Traders Magazine Online News, May 23, 2017

John D'Antona Jr.

If one were to look only at the surface of what has taken place since the Trump Administration has assumed office, there is a lot of activity, controversy and coverage of events large and small. What would seemingly be missing is any clear path to a program of movement on the policy front.

But is what's on the surface indicative of no policy or program direction in financial services?

Unlike other industries, there were significant pieces of draft legislation in financial services which the new administration could work with starting on Day One. A deeper dive into the Administration's actions taken over the last several weeks indicates movement, if not a defined policy on a legislative or regulatory program. Any one of the current discussions is enough to have a significant impact on banks and brokerages, but taken together, if adopted will mean a restructuring of financial serves not seen in decades.

Community Banks

On May 1, the President met with community banking vowing a rollback on the regulatory burdens of Dodd-Frank. Among other proposals, the idea of a two-tier regulatory system - one for large banks and another for small banks was floated. Citadel's CEO Ken Griffin supports such a move, taking the view that banking is neither innovative nor competitive enough. Additionally, the "too big to fail" bailouts for banks will go away.
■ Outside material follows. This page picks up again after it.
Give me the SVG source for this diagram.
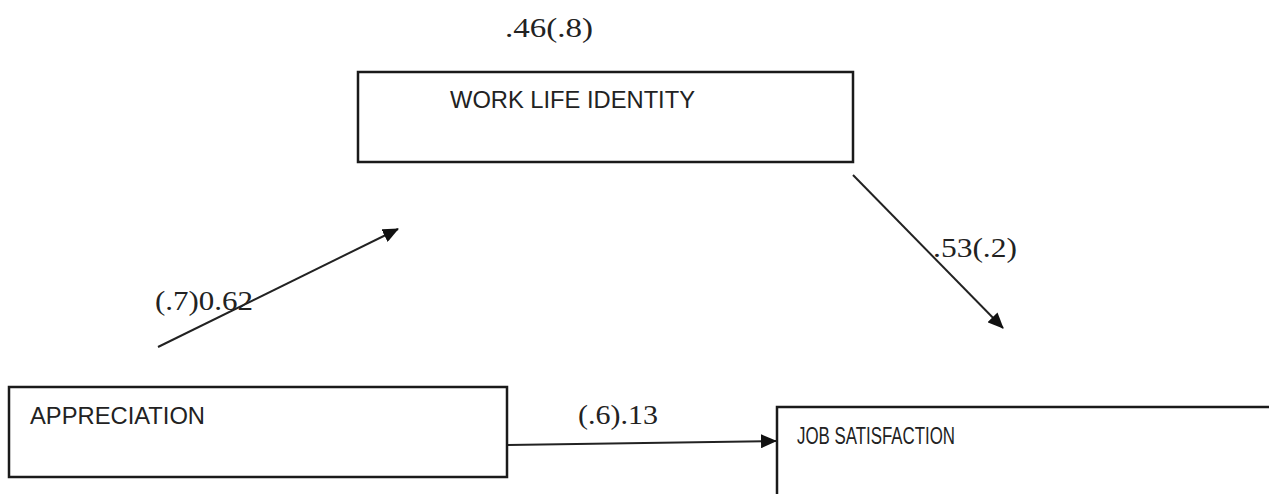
<svg xmlns="http://www.w3.org/2000/svg" width="1269" height="494" viewBox="0 0 1269 494">
<style>
.box{fill:#fff;stroke:#1a1a1a;stroke-width:2.5}
.lbl{font-family:"Liberation Sans",Arial,sans-serif;font-size:23px;fill:#222}
.num{font-family:"Liberation Serif","Times New Roman",serif;font-size:28px;fill:#222}
.conn{stroke:#222;stroke-width:2;fill:none;marker-end:url(#ah)}
</style>
<defs>
<marker id="ah" markerUnits="userSpaceOnUse" markerWidth="16" markerHeight="14" refX="15" refY="7" orient="auto">
<path d="M0,0 L16,7 L0,14 Z" fill="#111"/>
</marker>
</defs>
<rect width="1269" height="494" fill="#fff"/>
<g id="connectors">
<line class="conn" x1="158" y1="347" x2="398" y2="229"/>
<line class="conn" x1="853" y1="175" x2="1003" y2="328"/>
<line class="conn" x1="508" y1="445" x2="776" y2="441"/>
</g>
<g id="work-life-identity">
<rect class="box" x="358" y="72" width="495" height="90"/>
<text class="lbl" x="450" y="108" textLength="245" lengthAdjust="spacingAndGlyphs">WORK LIFE IDENTITY</text>
</g>
<g id="appreciation">
<rect class="box" x="9" y="387" width="498" height="90"/>
<text class="lbl" x="30" y="424" textLength="175" lengthAdjust="spacingAndGlyphs">APPRECIATION</text>
</g>
<g id="job-satisfaction">
<rect class="box" x="777" y="407" width="600" height="200"/>
<text class="lbl" x="797" y="444" textLength="158" lengthAdjust="spacingAndGlyphs">JOB SATISFACTION</text>
</g>
<g id="labels">
<text class="num" x="505" y="37" textLength="88" lengthAdjust="spacingAndGlyphs">.46(.8)</text>
<text class="num" x="155" y="310" textLength="98" lengthAdjust="spacingAndGlyphs">(.7)0.62</text>
<text class="num" x="933" y="257" textLength="84" lengthAdjust="spacingAndGlyphs">.53(.2)</text>
<text class="num" x="578" y="424" textLength="80" lengthAdjust="spacingAndGlyphs">(.6).13</text>
</g>
</svg>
While provisions of Dodd-Frank will be modified, a wholesale repeal of the law is unlikely. What is more likely is a reduction or dimming of the reach and scale of Dodd Frank. Senate Majority Leader Mitch McConnell (R-KY) envisions movement in regulation by the Administration in its review of Dodd-Frank implementation rather than a legislative overhaul. Yet, it turns out the difficulty for Democrats is not the two-tier bank idea, but the proposed elimination of the Volker Rule and the Consumer Financial Protection Bureau[1]

The "too big to fail approach" is also part of a second recent development. The revised version of the Financial Choice Act[2], which eliminates large parts of Dodd-Frank, was voted on and passed through the House Financial Services Committee on May 4th. It is expected to be voted on by the full House of Representatives shortly. Should it pass a full House vote, it will then be up to the Senate Banking to decide if it wants to pick up the bill for further advancement. As with other House initiatives, as noted above, should Senator Mike Crapo, Chairman of the Banking Committee (R-ID) take it up, there will most likely be significant changes in the Senate.[3] This is borne out by industry opposition already weighing in on reform, with the CII and 53 institutions writing to oppose perceived anti-shareholder provisions.[4]

Capital Formation 

That said, there are ideas in the area of capital formation that do have bipartisan support and therefore could possibly advance to a Senate companion bill. These include; exchange parity for IPOs, an expansion on the existing "testing the waters" privileges afforded to only those companies who are considered "emerging growth" and more.